The same upper caste, educated classes who are enthusiastically affirming the demand of reparations to correct a historical wrong are the ones who symbolically protested against reservations by mimicking “degraded” occupations like sweeping the floor or shining the shoes. While the prime minister affirms the patriotism of the reparations demand, his government refuses to publish the caste data from the socioeconomic census. One kind of exploitation demands reparations, but not the other; the logic of this differentiation is merely that in the first, the oppressor is external, and in the second, internal. The first is morally repugnant and the second is not. This is what Frantz Fanon had warned about: postcolonial national consciousness, instead of being an “all-embracing crystallisation of the innermost hopes of the whole people” becoming “only an empty shell, a crude and fragile travesty of what it might have been”.

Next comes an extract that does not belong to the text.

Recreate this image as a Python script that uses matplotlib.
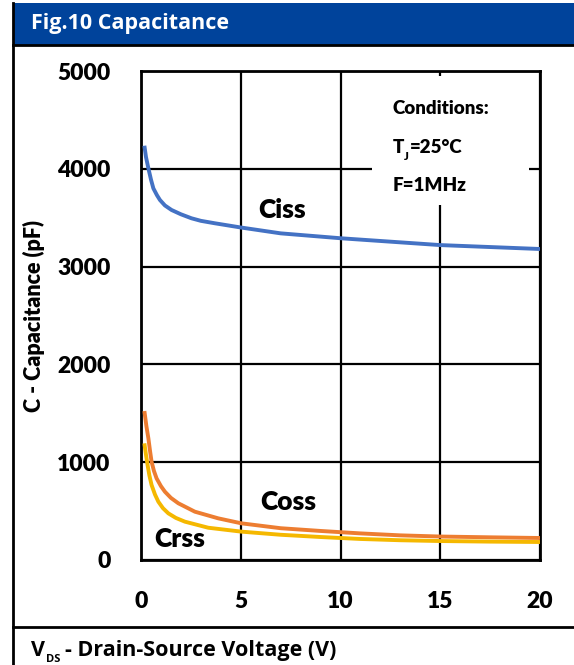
import numpy as np
import matplotlib
matplotlib.use("Agg")
import matplotlib.pyplot as plt
from matplotlib.patches import Rectangle

# values
v_ciss = [0.17, 0.25, 0.37, 0.5, 0.62, 0.8, 0.95, 1.2, 1.53, 2, 2.53, 3, 3.7, 5, 7, 10, 12.5, 15, 17.5, 20]
c_ciss = [4236, 4120, 4005, 3890, 3800, 3730, 3681, 3625, 3579, 3535, 3494, 3468, 3443, 3400, 3340, 3290, 3255, 3220, 3200, 3180]

v_coss = [0.17, 0.27, 0.37, 0.45, 0.53, 0.65, 0.78, 1.0, 1.2, 1.5, 1.87, 2.7, 3.87, 5.03, 7, 9, 11, 13, 15, 17.5, 20]
c_coss = [1523, 1370, 1244, 1120, 1005, 910, 835, 755, 698, 635, 580, 494, 426, 375, 325, 297, 272, 252, 240, 232, 225]

v_crss = [0.17, 0.25, 0.33, 0.42, 0.53, 0.7, 0.87, 1.1, 1.37, 1.75, 2.2, 3.37, 5.03, 7, 9, 11, 13, 15, 17.5, 20]
c_crss = [1193, 1075, 971, 865, 767, 670, 596, 530, 477, 430, 392, 330, 290, 258, 235, 215, 202, 194, 188, 184]

x_ticks = [0, 5, 10, 15, 20]
y_ticks = [0, 1000, 2000, 3000, 4000, 5000]

plt.rcParams['font.family'] = ['Lato', 'DejaVu Sans']
head_font = ['Open Sans', 'DejaVu Sans']

fig = plt.figure(figsize=(5.74, 6.65), dpi=100)
W, H = 574.0, 665.0

def fx(px):
    return px / W

def fy(py):
    return 1 - py / H

# title bar and frame
fig.patches.append(Rectangle((fx(13), fy(45)), 1, fy(3) - fy(45), transform=fig.transFigure,
                             facecolor='#00439B', edgecolor='none', zorder=0))
fig.add_artist(plt.Line2D([fx(13), 1], [fy(45), fy(45)], color='black', lw=2, transform=fig.transFigure))
fig.add_artist(plt.Line2D([fx(13), fx(13)], [fy(3), 0], color='black', lw=2, transform=fig.transFigure))
fig.add_artist(plt.Line2D([fx(13), 1], [fy(627), fy(627)], color='black', lw=2, transform=fig.transFigure))
fig.text(fx(31), fy(23), 'Fig.10 Capacitance', color='white', fontsize=15.5, fontweight='bold',
         family=head_font, va='center', ha='left')

# x label with subscript
t = fig.text(fx(31), fy(656), 'V', fontsize=15.5, fontweight='bold',
             family=head_font, va='baseline', ha='left')
t2 = fig.text(0, 0, 'DS', fontsize=8, fontweight='bold', family=head_font)
fig.canvas.draw()
r = fig.canvas.get_renderer()
bb = t.get_window_extent(r)
t2.set_position((bb.x1 / W + 0.001, fy(656) - 6 / H))
t2.set_va('baseline')
bb2 = t2.get_window_extent(r)
fig.text(bb2.x1 / W + 0.008, fy(656), '- Drain-Source Voltage (V)', fontsize=15.5, fontweight='bold',
         family=head_font, va='baseline', ha='left')

ax = fig.add_axes([fx(141), fy(560), (540 - 141) / W, (560 - 71) / H])
ax.set_xlim(0, 20)
ax.set_ylim(0, 5000)
ax.set_xticks(x_ticks)
ax.set_yticks(y_ticks)
ax.tick_params(length=0, labelsize=16.5)
for lab in ax.get_xticklabels() + ax.get_yticklabels():
    lab.set_fontweight('heavy')
ax.tick_params(axis='x', pad=22)
ax.tick_params(axis='y', pad=22)
ax.set_axisbelow(True)
ax.grid(True, color='black', lw=1.6)
for s in ax.spines.values():
    s.set_linewidth(2)

# white box behind the conditions text
ax.add_patch(Rectangle((11.6, 3630), 19.45 - 11.6, 4950 - 3630, facecolor='white',
                       edgecolor='none', zorder=1))

ax.plot(v_ciss, c_ciss, color='#4472C4', lw=2.8, zorder=3, solid_capstyle='butt')
ax.plot(v_coss, c_coss, color='#ED7D31', lw=2.8, zorder=3, solid_capstyle='butt')
ax.plot(v_crss, c_crss, color='#F5B800', lw=2.8, zorder=3, solid_capstyle='butt')

ax.text(7.05, 3580, 'Ciss', fontsize=19, fontweight='heavy', ha='center', va='center', zorder=4)
ax.text(7.4, 590, 'Coss', fontsize=19, fontweight='heavy', ha='center', va='center', zorder=4)
ax.text(1.95, 210, 'Crss', fontsize=19, fontweight='heavy', ha='center', va='center', zorder=4)

ax.text(12.6, 4620, 'Conditions:', fontsize=13.5, fontweight='heavy', ha='left', va='center', zorder=4)
tj = ax.text(12.6, 4220, 'T', fontsize=13.5, fontweight='heavy', ha='left', va='center', zorder=4)
ax.annotate('J', xy=(1, 0), xycoords=tj, xytext=(0, -3), textcoords='offset points',
            fontsize=8, fontweight='heavy', ha='left', va='baseline', zorder=4)
ax.annotate('=25°C', xy=(1, 0), xycoords=tj, xytext=(4.5, 0), textcoords='offset points',
            fontsize=13.5, fontweight='heavy', ha='left', va='bottom', zorder=4)
ax.text(12.6, 3830, 'F=1MHz', fontsize=13.5, fontweight='heavy', ha='left', va='center', zorder=4)

ax.set_ylabel('C - Capacitance (pF)', fontsize=15.5, fontweight='heavy')
ax.yaxis.set_label_coords(-(141 - 45) / 399.0, 0.5)

fig.savefig('out.png', dpi=100)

In India, this is more complex as it has to contend with the unique nature of caste oppression. That is why the binary of India versus Britain is hardly enough to understand colonialism or the issue of reparations. Jyotirao Phule, Ambedkar and a whole range of anti-caste revolutionaries have seen British colonialism in a different light from that of the nationalists and even the Left which critiqued the nation from the point of view of class, but ignored caste. For them Brahminical colonialism is a bigger colonialism than that of the British. As Ambedkar famously told Gandhi, “Mahtamaji, I have no country.”